Abandono e solidão
Padre João Medeiros Filho
Pode-se ler no primeiro livro da Sagrada Escritura a seguinte recomendação: “Não é bom para o homem viver só” (Gn 2, 18). A solidão é dolorosa, leva à depressão e até ao suicídio. Cresce como um dos grandes males da sociedade hodierna. Em muitos condomínios, os moradores são conhecidos pelo número da unidade habitacional e não pelo nome. Por vezes, não se dão conta do que acontece a seu redor. Isso tudo resulta numa solidão povoada. O ser humano é ontologicamente relacional, necessitando de interação. A vida solitária poderá ser um atalho para a morte. O governo britânico criou o Ministério da Solidão. Considerou necessário existir um órgão para cuidar desse problema e dos efeitos desse mal oculto e silencioso. As maiores vítimas são os idosos, marginalizados pela cadeia produtiva e cuja beleza murchou. São indivíduos com atividades físicas e energias cada vez mais limitadas. Muitos não têm a quem pedir socorro, quando sentem o abismo da depressão se abrir sob seus pés. Este segmento se avoluma nas sociedades consideradas modernas e desenvolvidas.
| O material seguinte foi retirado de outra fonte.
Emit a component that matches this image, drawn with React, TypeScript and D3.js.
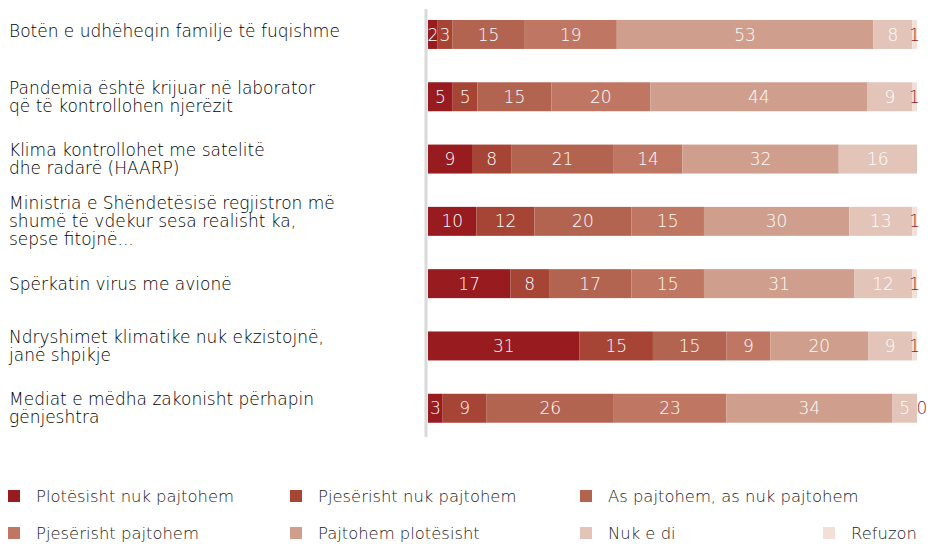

Os idosos de hoje são órfãos de filhos vivos, esquecidos pelos familiares. Por vezes, seus descendentes moram longe com dificuldades para visitá-los. Em certos casos, os pais podem atrapalhar seus sonhos ou planos de lazer e consumo. Muitos não desejam velhos, dificultando seus fins de semana, férias, passeios, festas etc. E o idoso fica em casa, não raro, pequena e de poucos recursos. Onde estão os amigos do ancião? Doentes ou mortos, em boa parte.
As aposentadorias são exíguas, mal dão para as necessidades básicas. Com a idade verifica-se a progressão das limitações e mazelas. O aumento das despesas: plano de saúde, internações, medicamentos, cuidadores e outros profissionais consome suas fontes de renda. A alimentação torna-se mais onerosa, em razão de restrições alimentares. Os filhos ajudam? Alguns, provavelmente. Todavia, nem sempre com a generosidade almejada. Têm outras prioridades: trocar de carro, investir na decoração do lar, viagens nacionais e internacionais (como levar as crianças a Disney ou alhures), participar de eventos sociais etc. E assim, o declínio da vida de inúmeros idosos é marcado por isolamento, demência, em companhia de um cuidador desconhecido. A solidão aumenta com a diminuição das forças, a dependência, o desaparecimento dos círculos mais próximos de amizade. Atualmente, há também o agravante da violência e insegurança urbana, impedindo que haja um maior contato, deixando os idosos praticamente numa prisão domiciliar. A sociedade moderna tem esquecido o ensinamento bíblico: “Diante de uma cabeça branca te levantarás. Honrarás a presença do ancião” (Lv 19, 32).
Alguns se apegam a animais. Quando morre o companheiro de plumas ou patas, a dor é semelhante à perda de um parente. O confinamento vai aumentando. O solitário não tem com quem partilhar experiências, sentimentos, ideias e recordações de momentos agradáveis que trazem alegrias. Sente-se descartado por uma sociedade, em que predominam o utilitarismo e o egoísmo. Há famílias que progressivamente abandonam seus idosos, não lhes preparando um lugar digno. Leva uma vida em meio a pessoas que ignoram a sua existência. Um amigo nordestino, que vivia no Rio de Janeiro e amava a cidade, comunicou-me que estava voltando para a terra natal. Chegou à conclusão de que se morresse lá, só iriam perceber seu falecimento, vários dias depois, devido ao odor.
No Brasil contemporâneo, onde há uma pletora de ministérios, carece a existência de um órgão especial, voltado para os idosos e solitários. Fala-se tanto em políticas públicas, mas inexistem linhas de ação para cuidar deles com dignidade. É preciso encontrar meios para que uma faixa significativa da população não se sinta à margem da existência, empurrada inexoravelmente para a desmotivação do viver e consequentemente para a morte. Na medida em que se aprende a anular o exílio do próximo, a vida tornar-se-á mais humana. Solidária – e não solitária – deve ser a pessoa. Isso significa ter empatia pela dor e tristeza de outrem. Vale lembrar o salmista: “Mesmo na velhice, no declinar da vida, não me abandones, ó Deus” (Sl 71/70, 18).